Records:

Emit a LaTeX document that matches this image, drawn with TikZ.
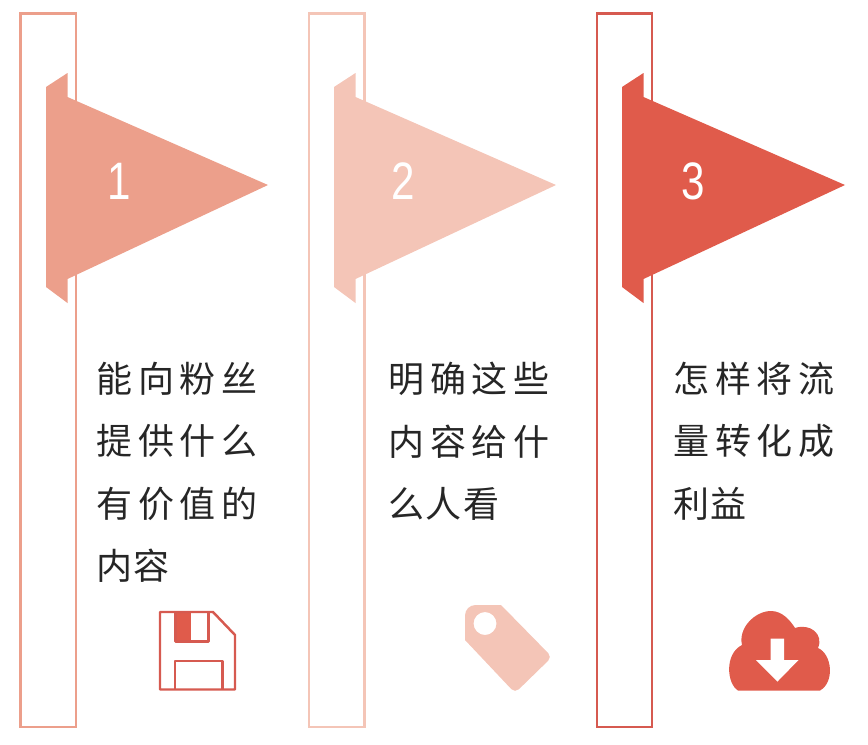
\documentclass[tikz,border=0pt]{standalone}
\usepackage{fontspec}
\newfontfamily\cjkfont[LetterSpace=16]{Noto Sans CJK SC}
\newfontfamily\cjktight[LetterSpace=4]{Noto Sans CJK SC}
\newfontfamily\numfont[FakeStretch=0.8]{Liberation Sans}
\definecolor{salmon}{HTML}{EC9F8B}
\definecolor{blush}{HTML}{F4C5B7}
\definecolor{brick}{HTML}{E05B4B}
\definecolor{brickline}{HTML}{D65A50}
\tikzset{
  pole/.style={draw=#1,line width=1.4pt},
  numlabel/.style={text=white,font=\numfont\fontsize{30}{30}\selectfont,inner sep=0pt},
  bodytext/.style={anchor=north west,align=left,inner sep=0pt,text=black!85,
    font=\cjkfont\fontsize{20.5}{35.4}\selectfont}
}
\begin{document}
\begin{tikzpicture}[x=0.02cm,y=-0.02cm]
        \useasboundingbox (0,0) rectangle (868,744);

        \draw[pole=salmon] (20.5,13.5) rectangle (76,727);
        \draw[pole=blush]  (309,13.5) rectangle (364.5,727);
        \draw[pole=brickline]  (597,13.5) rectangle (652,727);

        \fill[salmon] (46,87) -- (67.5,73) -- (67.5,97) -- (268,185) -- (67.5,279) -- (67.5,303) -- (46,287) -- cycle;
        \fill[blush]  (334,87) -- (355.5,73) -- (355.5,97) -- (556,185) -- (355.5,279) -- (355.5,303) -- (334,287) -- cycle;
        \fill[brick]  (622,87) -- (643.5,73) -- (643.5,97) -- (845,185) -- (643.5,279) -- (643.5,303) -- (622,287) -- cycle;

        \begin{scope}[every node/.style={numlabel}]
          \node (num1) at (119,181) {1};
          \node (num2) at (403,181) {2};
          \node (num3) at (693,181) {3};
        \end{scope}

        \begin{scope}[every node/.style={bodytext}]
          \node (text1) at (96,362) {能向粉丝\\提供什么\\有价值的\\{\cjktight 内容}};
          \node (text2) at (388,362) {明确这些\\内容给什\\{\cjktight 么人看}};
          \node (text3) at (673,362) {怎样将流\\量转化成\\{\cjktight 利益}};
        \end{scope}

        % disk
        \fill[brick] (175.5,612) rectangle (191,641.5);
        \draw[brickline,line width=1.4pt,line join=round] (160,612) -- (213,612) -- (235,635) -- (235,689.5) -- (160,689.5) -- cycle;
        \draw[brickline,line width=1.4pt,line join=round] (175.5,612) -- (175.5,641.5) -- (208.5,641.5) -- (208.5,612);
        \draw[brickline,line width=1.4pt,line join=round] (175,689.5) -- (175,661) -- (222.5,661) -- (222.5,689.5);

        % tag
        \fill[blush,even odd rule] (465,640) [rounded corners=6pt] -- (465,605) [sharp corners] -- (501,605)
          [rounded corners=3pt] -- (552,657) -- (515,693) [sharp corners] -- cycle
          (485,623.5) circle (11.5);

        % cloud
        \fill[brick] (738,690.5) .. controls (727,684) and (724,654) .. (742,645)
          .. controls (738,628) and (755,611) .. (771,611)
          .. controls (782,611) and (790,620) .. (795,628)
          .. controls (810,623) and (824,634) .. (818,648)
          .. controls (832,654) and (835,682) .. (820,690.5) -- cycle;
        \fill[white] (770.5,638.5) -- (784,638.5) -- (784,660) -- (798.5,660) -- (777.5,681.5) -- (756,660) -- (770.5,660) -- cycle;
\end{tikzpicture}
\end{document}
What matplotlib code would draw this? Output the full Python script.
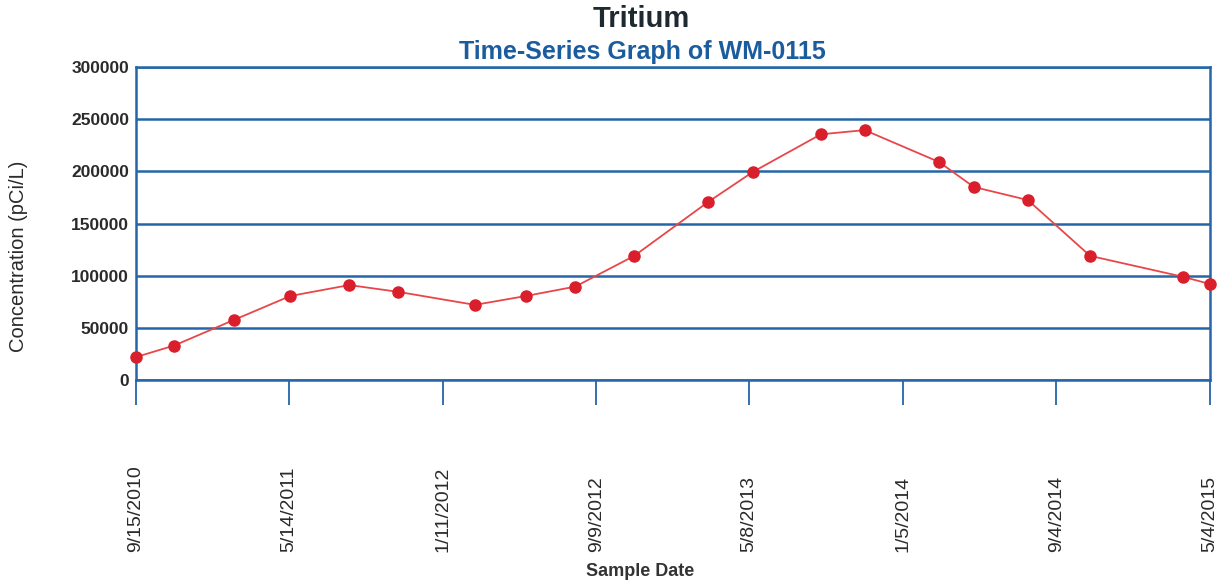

Instructions to follow: Reproduce every line precisely as given, omitting all pictures.

Written answer:
Emit a LaTeX document that matches this image, drawn with TikZ.
\documentclass[tikz,border=0pt]{standalone}
\usepackage{fontspec}
\newfontfamily\cjkfont[LetterSpace=16]{Noto Sans CJK SC}
\newfontfamily\cjktight[LetterSpace=4]{Noto Sans CJK SC}
\newfontfamily\numfont[FakeStretch=0.8]{Liberation Sans}
\definecolor{salmon}{HTML}{EC9F8B}
\definecolor{blush}{HTML}{F4C5B7}
\definecolor{brick}{HTML}{E05B4B}
\definecolor{brickline}{HTML}{D65A50}
\tikzset{
  pole/.style={draw=#1,line width=1.4pt},
  numlabel/.style={text=white,font=\numfont\fontsize{30}{30}\selectfont,inner sep=0pt},
  bodytext/.style={anchor=north west,align=left,inner sep=0pt,text=black!85,
    font=\cjkfont\fontsize{20.5}{35.4}\selectfont}
}
\begin{document}
\begin{tikzpicture}[x=0.02cm,y=-0.02cm]
        \useasboundingbox (0,0) rectangle (868,744);

        \draw[pole=salmon] (20.5,13.5) rectangle (76,727);
        \draw[pole=blush]  (309,13.5) rectangle (364.5,727);
        \draw[pole=brickline]  (597,13.5) rectangle (652,727);

        \fill[salmon] (46,87) -- (67.5,73) -- (67.5,97) -- (268,185) -- (67.5,279) -- (67.5,303) -- (46,287) -- cycle;
        \fill[blush]  (334,87) -- (355.5,73) -- (355.5,97) -- (556,185) -- (355.5,279) -- (355.5,303) -- (334,287) -- cycle;
        \fill[brick]  (622,87) -- (643.5,73) -- (643.5,97) -- (845,185) -- (643.5,279) -- (643.5,303) -- (622,287) -- cycle;

        \begin{scope}[every node/.style={numlabel}]
          \node (num1) at (119,181) {1};
          \node (num2) at (403,181) {2};
          \node (num3) at (693,181) {3};
        \end{scope}

        \begin{scope}[every node/.style={bodytext}]
          \node (text1) at (96,362) {能向粉丝\\提供什么\\有价值的\\{\cjktight 内容}};
          \node (text2) at (388,362) {明确这些\\内容给什\\{\cjktight 么人看}};
          \node (text3) at (673,362) {怎样将流\\量转化成\\{\cjktight 利益}};
        \end{scope}

        % disk
        \fill[brick] (175.5,612) rectangle (191,641.5);
        \draw[brickline,line width=1.4pt,line join=round] (160,612) -- (213,612) -- (235,635) -- (235,689.5) -- (160,689.5) -- cycle;
        \draw[brickline,line width=1.4pt,line join=round] (175.5,612) -- (175.5,641.5) -- (208.5,641.5) -- (208.5,612);
        \draw[brickline,line width=1.4pt,line join=round] (175,689.5) -- (175,661) -- (222.5,661) -- (222.5,689.5);

        % tag
        \fill[blush,even odd rule] (465,640) [rounded corners=6pt] -- (465,605) [sharp corners] -- (501,605)
          [rounded corners=3pt] -- (552,657) -- (515,693) [sharp corners] -- cycle
          (485,623.5) circle (11.5);

        % cloud
        \fill[brick] (738,690.5) .. controls (727,684) and (724,654) .. (742,645)
          .. controls (738,628) and (755,611) .. (771,611)
          .. controls (782,611) and (790,620) .. (795,628)
          .. controls (810,623) and (824,634) .. (818,648)
          .. controls (832,654) and (835,682) .. (820,690.5) -- cycle;
        \fill[white] (770.5,638.5) -- (784,638.5) -- (784,660) -- (798.5,660) -- (777.5,681.5) -- (756,660) -- (770.5,660) -- cycle;
\end{tikzpicture}
\end{document}
What matplotlib code would draw this? Output the full Python script.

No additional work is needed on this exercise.